Today, (9th of march, a friday) I left home early for napfa, which i failed bcoz of my 2.4km. thats fuked, got to redo all bcoz of that, n make another trip down, bt nvm. i got to go down as well, to retrieve my password for my 1-napfa booking, 2-my results, 3-graduation. After that, i alighted at Amiralty to make a police report so i could get my admin card replaced. Next, i alighted at Sembawang to make my ezlink. Then i headed down to lavender station to get my ic done. Ther, i told them the senerio n they treated it as a case of theft. So in all, it took lik 1hr plus.. I had nothin to do, n since i was so near to Judy's work place, i decided to drop by, mayb to play afew games of pool to see her standard. But it didnt happened, i was ther, yes i was.. Bt she cldnt play. Then she started to tell me bout other guys n watever ok? Am not interested.. thats ur problem, u leave it to urself to bother bout them. Since u nev listened to mine, y shld i carry on wif urs?

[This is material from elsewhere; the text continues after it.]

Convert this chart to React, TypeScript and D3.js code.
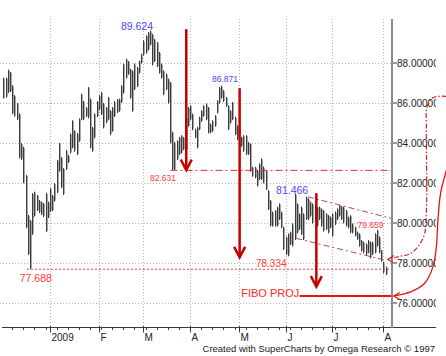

By then, i was reli bored, depressed, alone, all at 1 go. I felt at the moment 'Wats so interesting bout living?' Anyway, then a thought came to my mind.. Watch a movie alone. Tis was wat michelle suggested, n yea.. i was thinking of doing it in cwp.. So on my way there, mouse called. Ok.. We'r out again, finally somebody is here..
Leo's. It started slowly with Judy having to give me the cold shoulder. Its lik i shld mean something to her, bt she would rather take leaves off or go out with other frens, that makes me feel unimportant. On another note, she's juz lik val. They give me tis out burst of emotional feelings but the funny thing is, we dun hav much to communicate about.
My problem with them is they lik tokin bout their own subjects, n they dun giv a heap about wat u try to say. Alrit, i take it to another level, i listen to wat they have to say n tok in terms of that, then again, their replies are monotanious. Its boring. When we msg, its boring too. No matter how hard i try to improve, giving in to them, toking about more interesting affairs regarding myself, or them.. It doesnt work.
Guys. Then i go on to more basic stuff lik msging lionel, sms text him, msn text.. No response, lik wtf la.. Watever k.. All my other guy friends have lik DISAPPEARED. Only mouse is visible. Almost everyweek i see him twice, n its nice la.. Everytime we meet, we either go mutt's place or catch a movie or have dinner or even both. This is worth bringing up. For the rest, i'v got nothin to comment about. Just that, its my bday next wk, n mouse will surely b coming, as for Jt, Mutt, Syl, Ant, Tts.. Am not sure.
Bday. Regarding that. I'v got to meet: Sheryl. Joey, Huimin, Heng. Buds. Valerie. Karen mayb. (If u see this karen, dun get mad. Coz i din giv u anything last yr so u dun hav to *po fei ok?) Optional: Judy, Marg.
Val. Being the almost the most imp person in my life, ironically the 1 that disappointed me the most as well, might nt be able to make it. I doubt she even remembers coz she's so bz wif her stuf that she cant reply my msg, well done. Everything i plan, it always has to b wif her, am even willing to sacrifice my bday n celebrate the day b4 wif my fren. But the efforts seem to b ending in vain. She told me almost everyday next wk she'l b bz, so ya ok.. Its reli ok. I'v tot it over alrdy. I'l forget everything that ever happened in our past, if she doesnt turn up. Am very determined too.
Marg. Its been almost half a yr ago she promised me tis birthday, she would do a gd 1 for me, to repay wat i did for her on her bday last yr. Bt due to the growing distance btn the both of us, i doubt, lik val.. She'l knw that next fri is actually my bday. Or mayb juz find out on that day n wish "Hey, happy birtyday bla bla bla.."
WHY, why is it so imp that am toking so much about it. Why? Becoz it symbolizes sincerity, faith and love, that u remember about somebody's imp day n tis always brings a smile to anybody born on that day. Even if ur not close, a simple wish can bring happiness and even brighten the day. It isnt something to b taken lightly. On the whole, it shows who reli are the 1's who treasure u.